Following thirty years of research and development, Galileo Technologies has introduced the H-Patagonia™ Station, a compact hydrogen (H2) fueling station equipped to rapidly fuel vehicles in only three minutes. The module offers hydrogen compression, storage, and fueling for light vehicles or fleets of buses, trucks, boats, or other fuel-cell propelled vehicles (FCVs). The new station will have public and private applications as it advances net-zero emissions goals in transportation and drives innovation around FCV technology.

Equipped with two dispensing nozzles for H2 compressed at 35 and 70 megapascals (MPa) (slightly over 5,000 and 10,000 psi), H-Patagonia’s three minute refueling speed puts hydrogen ahead of other zero-emission options such as electric cars. As zero emission transportation options become more available, Galileo has leveraged their research and technology to meet consumer needs for Hydrogen FCVs.

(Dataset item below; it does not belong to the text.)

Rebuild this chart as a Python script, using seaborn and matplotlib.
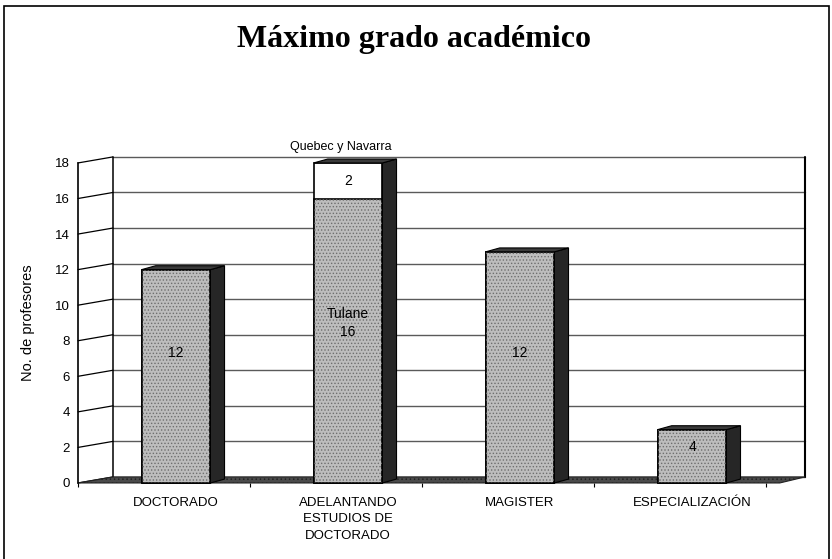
import seaborn as sns
import matplotlib.pyplot as plt
from matplotlib.patches import Polygon, Rectangle

# data
categories = ['DOCTORADO', 'ADELANTANDO\nESTUDIOS DE\nDOCTORADO', 'MAGISTER', 'ESPECIALIZACIÓN']
base_height = [12, 16, 13, 3]      # drawn height of the grey part
extra_height = [0, 2, 0, 0]        # white "Quebec y Navarra" segment
bar_labels = ['12', 'Tulane\n16', '12', '4']
label_y = [7.3, 9.0, 7.3, 2.0]
yticks = list(range(0, 19, 2))

sns.set_theme(style='white')
plt.rcParams['font.family'] = ['Liberation Sans', 'DejaVu Sans']
plt.rcParams['text.color'] = 'black'
plt.rcParams['axes.labelcolor'] = 'black'
plt.rcParams['xtick.color'] = 'black'
plt.rcParams['ytick.color'] = 'black'
plt.rcParams['hatch.linewidth'] = 0.6

fig = plt.figure(figsize=(8.32, 5.59), dpi=100)
ax = fig.add_axes([0.09375, 0.136, 0.8738, 0.5725])

totals = [b + e for b, e in zip(base_height, extra_height)]
x = list(range(len(categories)))

# white total bars first, grey lower part on top of them
sns.barplot(x=x, y=totals, color='white', saturation=1, width=0.4,
            edgecolor='black', linewidth=1.2, ax=ax, zorder=3)
n_tot = len(ax.patches)
sns.barplot(x=x, y=base_height, color='#bdbdbd', saturation=1, width=0.4,
            edgecolor='black', linewidth=1.2, ax=ax, zorder=3)
grey_bars = ax.patches[n_tot:]

xmin, xmax = -0.57, 3.657
ax.set_xlim(xmin, xmax)
ax.set_ylim(0, 18)

# 3d depth of the back wall and of the bars (data units)
wdx, wdy = 0.2035, 0.34
bdx, bdy = 0.082, 0.22

# back wall grid and connectors to the front axis
for t in yticks:
    ax.plot([xmin + wdx, xmax], [t + wdy, t + wdy], color='#5a5a5a', lw=1.0,
            zorder=1, clip_on=False)
    ax.plot([xmin, xmin + wdx], [t, t + wdy], color='black', lw=0.9,
            zorder=1, clip_on=False)
ax.plot([xmin + wdx, xmin + wdx], [wdy, 18 + wdy], color='black', lw=1.1,
        zorder=1, clip_on=False)
ax.plot([xmax, xmax], [wdy, 18 + wdy], color='black', lw=1.5,
        zorder=1, clip_on=False)

# floor
floor = Polygon([(xmin, 0), (3.51, 0), (xmax, wdy), (xmin + wdx, wdy)],
                closed=True, facecolor='#4a4a4a', edgecolor='#222222',
                lw=0.8, zorder=2, clip_on=False, hatch='....')
ax.add_patch(floor)

# stipple texture on the grey faces
for p in grey_bars:
    ax.add_patch(Rectangle((p.get_x(), 0), p.get_width(), p.get_height(),
                           facecolor='none', edgecolor='#6e6e6e', lw=0,
                           hatch='.....', zorder=3.5, clip_on=False))

# side and top faces derived from the seaborn bars
for p in ax.patches[:n_tot]:
    x0, w, h = p.get_x(), p.get_width(), p.get_height()
    side = Polygon([(x0 + w, 0), (x0 + w + bdx, bdy), (x0 + w + bdx, h + bdy), (x0 + w, h)],
                   closed=True, facecolor='#262626', edgecolor='black', lw=0.8,
                   zorder=3, clip_on=False)
    top = Polygon([(x0, h), (x0 + bdx, h + bdy), (x0 + w + bdx, h + bdy), (x0 + w, h)],
                  closed=True, facecolor='#3a3a3a', edgecolor='black', lw=0.8,
                  zorder=3, clip_on=False)
    ax.add_patch(side)
    ax.add_patch(top)

for p in ax.patches:
    p.set_clip_on(False)

# value labels inside bars
for i, (lab, yy) in enumerate(zip(bar_labels, label_y)):
    ax.text(i, yy, lab, ha='center', va='center', fontsize=10,
            color='black', zorder=5, linespacing=1.3)
ax.text(1, base_height[1] + extra_height[1] / 2, str(extra_height[1]),
        ha='center', va='center', fontsize=10, zorder=5)
ax.text(0.96, 18.9, 'Quebec y Navarra', ha='center', va='center',
        fontsize=9, zorder=5)

# axes styling
sns.despine(ax=ax, top=True, right=True, bottom=True, left=False)
ax.spines['left'].set_color('black')
ax.spines['left'].set_linewidth(1.2)
ax.set_yticks(yticks)
ax.set_yticklabels([str(t) for t in yticks], fontsize=9.5)
ax.tick_params(axis='y', direction='out', length=3, width=0.8, color='black', pad=3)
ax.set_xticks(x)
ax.set_xticklabels(categories, fontsize=9.5, linespacing=1.5, va='top')
ax.tick_params(axis='x', length=0, pad=10)
ax.set_xticks([xmin, 0.43, 1.43, 2.43, 3.43], minor=True)
ax.tick_params(axis='x', which='minor', length=3, width=0.8, color='black',
               direction='out', bottom=True)
ax.set_ylabel('No. de profesores', fontsize=10.5, labelpad=14)
ax.set_xlabel('')
ax.grid(False)

fig.text(0.498, 0.93, 'Máximo grado académico', ha='center', va='center',
         fontsize=23, fontweight='bold', color='black',
         family=['Liberation Serif', 'DejaVu Serif'])

# outer frame
fig.patches.append(Rectangle((0.005, -0.01), 0.991, 1.0, transform=fig.transFigure,
                             fill=False, edgecolor='black', lw=1.2))

fig.savefig('out.png', dpi=100)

“We have seen how fuel cell costs have more than halved in recent years and are now close to 3% of 2005 values, while their durability and performance extend to new record levels,” said Osvaldo del Campo, CEO of Galileo Technologies, “While there is still much to be developed in the automotive industry to optimize costs, one of the main gaps between consumers and FCVs is the absence of infrastructure for hydrogen refueling. At Galileo, we have always sought to overcome the chicken or the egg dilemmas by betting on technology. Only by removing barriers for consumers will we be able to develop the critical mass that will put FCVs on the streets and which, in turn, will justify increased production of green and blue hydrogen.”

Currently, FCV development remains in its early stages, with a lot of potential for growth. Characterized as zero-emission vehicles (ZEVs), FCVs do not emit greenhouse gases (GHG), particulates, sulfur oxides (SOx) or ground-level ozone (O3) —only water vapor. H-Patagonia will support the innovation and development of new FCV technology for consumers.

“We have a total commitment to decarbonization and making progress in the energy transition. This launch supplements our RNG Solutions for the production of renewable natural gas as zero/negative emission fuel solutions” said del Campo, “We are also working on the development of a steam methane (CH4) reforming process with carbon capture and a liquefaction and storage (CCUS) for the production of H2 from biomass.”

Through developments such as H-Patagonia, Galileo Technologies envisions a future “Third Industrial Revolution” that will digitize a variety of energy vectors with reduced or zero emissions. “Our vision is guided by the recommendations of the Intergovernmental Panel on Climate Change (IPCC) which highlights the importance of keeping global warming below 2°C, a target involving 25% decarbonization by 2030 and net zero emissions by 2070.”